# Short exercise:
Every line containing the word "this" needs to be found and copied.

# Extracted records:

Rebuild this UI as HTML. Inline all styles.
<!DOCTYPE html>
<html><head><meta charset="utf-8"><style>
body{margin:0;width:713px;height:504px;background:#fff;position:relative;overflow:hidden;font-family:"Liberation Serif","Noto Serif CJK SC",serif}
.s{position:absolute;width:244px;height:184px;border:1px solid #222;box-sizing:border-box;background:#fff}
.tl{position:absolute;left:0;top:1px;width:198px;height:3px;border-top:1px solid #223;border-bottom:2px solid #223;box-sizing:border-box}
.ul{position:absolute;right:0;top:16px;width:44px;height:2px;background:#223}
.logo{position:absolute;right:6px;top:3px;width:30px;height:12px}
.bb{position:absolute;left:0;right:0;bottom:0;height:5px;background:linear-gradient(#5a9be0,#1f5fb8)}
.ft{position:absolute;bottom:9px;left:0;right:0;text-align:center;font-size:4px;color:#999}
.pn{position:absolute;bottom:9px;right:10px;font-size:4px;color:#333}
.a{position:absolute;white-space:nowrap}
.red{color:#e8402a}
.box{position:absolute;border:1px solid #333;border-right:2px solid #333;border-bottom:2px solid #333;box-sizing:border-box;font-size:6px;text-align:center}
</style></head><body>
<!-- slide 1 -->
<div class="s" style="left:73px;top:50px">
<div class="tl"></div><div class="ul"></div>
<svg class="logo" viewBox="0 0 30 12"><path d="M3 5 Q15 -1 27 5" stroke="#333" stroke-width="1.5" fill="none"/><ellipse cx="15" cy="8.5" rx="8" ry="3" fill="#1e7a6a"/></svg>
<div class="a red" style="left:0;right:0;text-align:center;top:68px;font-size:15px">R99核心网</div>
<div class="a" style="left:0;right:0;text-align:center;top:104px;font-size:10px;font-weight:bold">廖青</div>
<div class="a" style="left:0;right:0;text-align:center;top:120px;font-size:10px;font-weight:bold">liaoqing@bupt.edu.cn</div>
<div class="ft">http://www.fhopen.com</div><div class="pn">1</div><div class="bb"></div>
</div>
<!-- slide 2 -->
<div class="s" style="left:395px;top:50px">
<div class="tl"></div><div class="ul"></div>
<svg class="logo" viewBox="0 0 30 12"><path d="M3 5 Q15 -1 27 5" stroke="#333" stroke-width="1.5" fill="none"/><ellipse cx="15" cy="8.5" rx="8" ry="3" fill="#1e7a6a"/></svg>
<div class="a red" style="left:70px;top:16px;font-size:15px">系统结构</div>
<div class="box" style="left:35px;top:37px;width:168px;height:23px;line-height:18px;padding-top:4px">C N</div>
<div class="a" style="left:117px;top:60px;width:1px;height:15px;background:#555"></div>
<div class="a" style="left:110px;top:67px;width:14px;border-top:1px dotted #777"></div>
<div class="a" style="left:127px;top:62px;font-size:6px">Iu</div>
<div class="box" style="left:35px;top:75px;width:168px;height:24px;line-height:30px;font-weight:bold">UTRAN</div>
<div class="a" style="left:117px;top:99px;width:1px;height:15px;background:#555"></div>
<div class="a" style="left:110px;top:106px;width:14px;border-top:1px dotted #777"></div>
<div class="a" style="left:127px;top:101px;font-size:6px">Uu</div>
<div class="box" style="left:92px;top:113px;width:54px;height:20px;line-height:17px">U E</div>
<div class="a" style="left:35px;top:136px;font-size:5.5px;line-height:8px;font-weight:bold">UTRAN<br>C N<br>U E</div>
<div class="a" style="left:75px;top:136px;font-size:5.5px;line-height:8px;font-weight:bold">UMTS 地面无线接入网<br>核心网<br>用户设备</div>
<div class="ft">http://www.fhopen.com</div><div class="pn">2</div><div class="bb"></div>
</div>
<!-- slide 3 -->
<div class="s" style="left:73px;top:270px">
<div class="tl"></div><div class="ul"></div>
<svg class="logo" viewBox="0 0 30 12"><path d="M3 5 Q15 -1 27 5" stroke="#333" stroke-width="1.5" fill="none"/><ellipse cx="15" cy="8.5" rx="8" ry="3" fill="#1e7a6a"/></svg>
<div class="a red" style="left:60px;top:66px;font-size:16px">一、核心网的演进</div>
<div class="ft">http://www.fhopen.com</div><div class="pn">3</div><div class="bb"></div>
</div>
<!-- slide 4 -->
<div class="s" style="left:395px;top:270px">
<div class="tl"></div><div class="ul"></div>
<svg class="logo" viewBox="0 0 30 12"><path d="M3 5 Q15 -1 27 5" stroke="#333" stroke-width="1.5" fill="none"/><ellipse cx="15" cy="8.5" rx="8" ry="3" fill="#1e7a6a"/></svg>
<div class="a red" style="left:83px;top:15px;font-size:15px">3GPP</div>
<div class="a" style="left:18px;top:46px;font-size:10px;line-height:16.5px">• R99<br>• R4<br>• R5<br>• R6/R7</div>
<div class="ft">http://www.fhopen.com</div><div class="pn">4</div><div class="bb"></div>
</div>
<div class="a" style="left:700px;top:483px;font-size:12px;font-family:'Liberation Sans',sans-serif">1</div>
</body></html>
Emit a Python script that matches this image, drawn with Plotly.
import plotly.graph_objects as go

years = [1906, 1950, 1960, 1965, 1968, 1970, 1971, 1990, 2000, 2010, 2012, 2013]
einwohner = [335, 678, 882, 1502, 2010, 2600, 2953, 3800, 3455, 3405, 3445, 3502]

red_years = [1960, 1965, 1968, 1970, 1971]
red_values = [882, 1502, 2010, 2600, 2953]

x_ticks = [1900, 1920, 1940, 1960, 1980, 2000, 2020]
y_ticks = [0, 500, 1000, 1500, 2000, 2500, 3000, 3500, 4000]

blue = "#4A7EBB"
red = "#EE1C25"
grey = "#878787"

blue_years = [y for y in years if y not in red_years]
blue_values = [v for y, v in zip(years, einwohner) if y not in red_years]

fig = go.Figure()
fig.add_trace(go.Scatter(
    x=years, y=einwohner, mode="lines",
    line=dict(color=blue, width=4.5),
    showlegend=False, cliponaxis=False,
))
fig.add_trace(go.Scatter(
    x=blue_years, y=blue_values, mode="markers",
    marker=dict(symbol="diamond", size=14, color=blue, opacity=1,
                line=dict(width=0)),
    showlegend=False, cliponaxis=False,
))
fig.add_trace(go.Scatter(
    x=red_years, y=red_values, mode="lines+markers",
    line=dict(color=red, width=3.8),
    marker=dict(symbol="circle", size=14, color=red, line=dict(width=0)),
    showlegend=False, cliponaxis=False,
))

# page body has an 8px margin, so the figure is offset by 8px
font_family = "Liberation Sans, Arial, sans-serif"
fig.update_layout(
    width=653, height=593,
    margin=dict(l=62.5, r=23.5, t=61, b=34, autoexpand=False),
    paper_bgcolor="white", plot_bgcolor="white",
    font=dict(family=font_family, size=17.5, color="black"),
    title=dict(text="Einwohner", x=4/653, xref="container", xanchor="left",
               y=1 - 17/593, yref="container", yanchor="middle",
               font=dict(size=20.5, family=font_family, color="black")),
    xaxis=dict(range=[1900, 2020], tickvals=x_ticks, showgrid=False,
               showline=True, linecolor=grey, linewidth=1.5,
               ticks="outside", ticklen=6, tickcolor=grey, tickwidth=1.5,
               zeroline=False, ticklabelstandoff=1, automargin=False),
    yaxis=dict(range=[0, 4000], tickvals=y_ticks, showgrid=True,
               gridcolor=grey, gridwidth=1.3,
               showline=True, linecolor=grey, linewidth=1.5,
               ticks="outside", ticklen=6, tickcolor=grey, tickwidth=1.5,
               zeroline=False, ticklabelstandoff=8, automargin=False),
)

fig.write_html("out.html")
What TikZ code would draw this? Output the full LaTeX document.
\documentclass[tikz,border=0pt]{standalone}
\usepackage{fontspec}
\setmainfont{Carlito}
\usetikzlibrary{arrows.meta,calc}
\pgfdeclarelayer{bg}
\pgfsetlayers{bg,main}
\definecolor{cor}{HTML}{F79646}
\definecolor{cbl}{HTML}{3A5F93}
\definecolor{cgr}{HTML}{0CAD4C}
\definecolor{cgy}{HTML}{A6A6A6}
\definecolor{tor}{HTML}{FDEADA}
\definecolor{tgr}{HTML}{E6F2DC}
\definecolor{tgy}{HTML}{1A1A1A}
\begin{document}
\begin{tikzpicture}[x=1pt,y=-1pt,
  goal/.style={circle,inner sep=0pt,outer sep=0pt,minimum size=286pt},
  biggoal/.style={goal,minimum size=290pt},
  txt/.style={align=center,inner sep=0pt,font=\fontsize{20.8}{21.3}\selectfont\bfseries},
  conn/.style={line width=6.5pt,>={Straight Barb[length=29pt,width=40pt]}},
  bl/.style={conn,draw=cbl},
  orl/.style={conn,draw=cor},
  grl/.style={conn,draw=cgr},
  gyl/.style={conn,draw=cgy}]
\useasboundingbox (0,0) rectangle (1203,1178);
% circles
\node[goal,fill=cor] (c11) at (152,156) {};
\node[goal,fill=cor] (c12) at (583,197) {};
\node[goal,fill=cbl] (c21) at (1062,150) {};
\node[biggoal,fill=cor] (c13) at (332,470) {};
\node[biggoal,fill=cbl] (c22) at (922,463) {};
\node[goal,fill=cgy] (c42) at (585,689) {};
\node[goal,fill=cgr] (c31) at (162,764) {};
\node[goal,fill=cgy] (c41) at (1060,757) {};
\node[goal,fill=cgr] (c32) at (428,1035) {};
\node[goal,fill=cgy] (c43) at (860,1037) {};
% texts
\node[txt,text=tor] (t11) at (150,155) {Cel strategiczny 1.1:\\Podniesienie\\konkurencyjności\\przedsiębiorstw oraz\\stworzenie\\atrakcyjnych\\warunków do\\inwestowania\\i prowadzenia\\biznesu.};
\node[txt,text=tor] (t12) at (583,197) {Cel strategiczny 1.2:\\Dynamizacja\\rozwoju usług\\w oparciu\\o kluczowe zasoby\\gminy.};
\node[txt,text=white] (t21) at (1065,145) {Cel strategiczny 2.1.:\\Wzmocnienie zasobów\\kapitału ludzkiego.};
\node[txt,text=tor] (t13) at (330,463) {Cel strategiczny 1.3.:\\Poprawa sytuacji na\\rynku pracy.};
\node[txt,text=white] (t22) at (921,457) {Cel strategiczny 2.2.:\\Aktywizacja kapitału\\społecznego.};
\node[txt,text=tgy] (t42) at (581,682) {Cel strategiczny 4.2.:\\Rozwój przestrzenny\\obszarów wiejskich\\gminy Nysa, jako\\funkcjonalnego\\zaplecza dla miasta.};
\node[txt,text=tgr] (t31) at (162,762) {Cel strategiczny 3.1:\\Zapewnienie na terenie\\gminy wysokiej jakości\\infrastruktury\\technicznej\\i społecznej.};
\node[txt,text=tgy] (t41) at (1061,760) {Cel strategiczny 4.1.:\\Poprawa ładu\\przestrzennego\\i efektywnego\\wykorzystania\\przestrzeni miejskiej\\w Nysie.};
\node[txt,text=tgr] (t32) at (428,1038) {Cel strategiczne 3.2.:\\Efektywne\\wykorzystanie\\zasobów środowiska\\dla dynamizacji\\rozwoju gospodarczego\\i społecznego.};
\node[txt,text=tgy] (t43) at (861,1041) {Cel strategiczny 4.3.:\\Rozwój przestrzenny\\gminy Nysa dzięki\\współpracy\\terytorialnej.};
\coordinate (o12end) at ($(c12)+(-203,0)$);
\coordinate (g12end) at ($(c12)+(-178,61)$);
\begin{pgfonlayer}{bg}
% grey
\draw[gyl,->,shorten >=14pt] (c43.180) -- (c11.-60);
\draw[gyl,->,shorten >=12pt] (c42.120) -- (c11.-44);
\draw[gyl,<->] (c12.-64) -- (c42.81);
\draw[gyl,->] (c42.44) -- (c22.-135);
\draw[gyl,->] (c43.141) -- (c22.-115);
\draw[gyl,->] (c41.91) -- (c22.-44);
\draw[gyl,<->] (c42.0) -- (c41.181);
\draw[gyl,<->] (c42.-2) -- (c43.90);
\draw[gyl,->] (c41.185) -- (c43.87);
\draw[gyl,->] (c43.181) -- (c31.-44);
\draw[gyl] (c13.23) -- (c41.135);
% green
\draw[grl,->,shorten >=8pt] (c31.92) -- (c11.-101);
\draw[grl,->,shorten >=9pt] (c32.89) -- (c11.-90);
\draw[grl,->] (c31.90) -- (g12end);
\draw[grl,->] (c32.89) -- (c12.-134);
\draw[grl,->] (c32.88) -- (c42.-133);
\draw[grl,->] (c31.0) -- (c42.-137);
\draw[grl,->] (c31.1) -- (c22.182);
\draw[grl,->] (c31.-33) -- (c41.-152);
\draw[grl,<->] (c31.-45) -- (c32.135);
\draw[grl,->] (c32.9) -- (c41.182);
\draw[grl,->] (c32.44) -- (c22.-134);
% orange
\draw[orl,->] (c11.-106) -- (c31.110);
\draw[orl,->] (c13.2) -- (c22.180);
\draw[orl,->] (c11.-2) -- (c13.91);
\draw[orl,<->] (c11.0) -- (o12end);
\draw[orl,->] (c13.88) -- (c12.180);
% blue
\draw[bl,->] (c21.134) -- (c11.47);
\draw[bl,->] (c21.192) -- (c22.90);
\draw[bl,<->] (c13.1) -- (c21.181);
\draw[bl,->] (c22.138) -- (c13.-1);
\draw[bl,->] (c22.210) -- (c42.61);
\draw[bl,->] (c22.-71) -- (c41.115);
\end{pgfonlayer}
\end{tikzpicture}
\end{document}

# The completed task:
Rebuild this UI as HTML. Inline all styles.
Emit a Python script that matches this image, drawn with Plotly.
What TikZ code would draw this? Output the full LaTeX document.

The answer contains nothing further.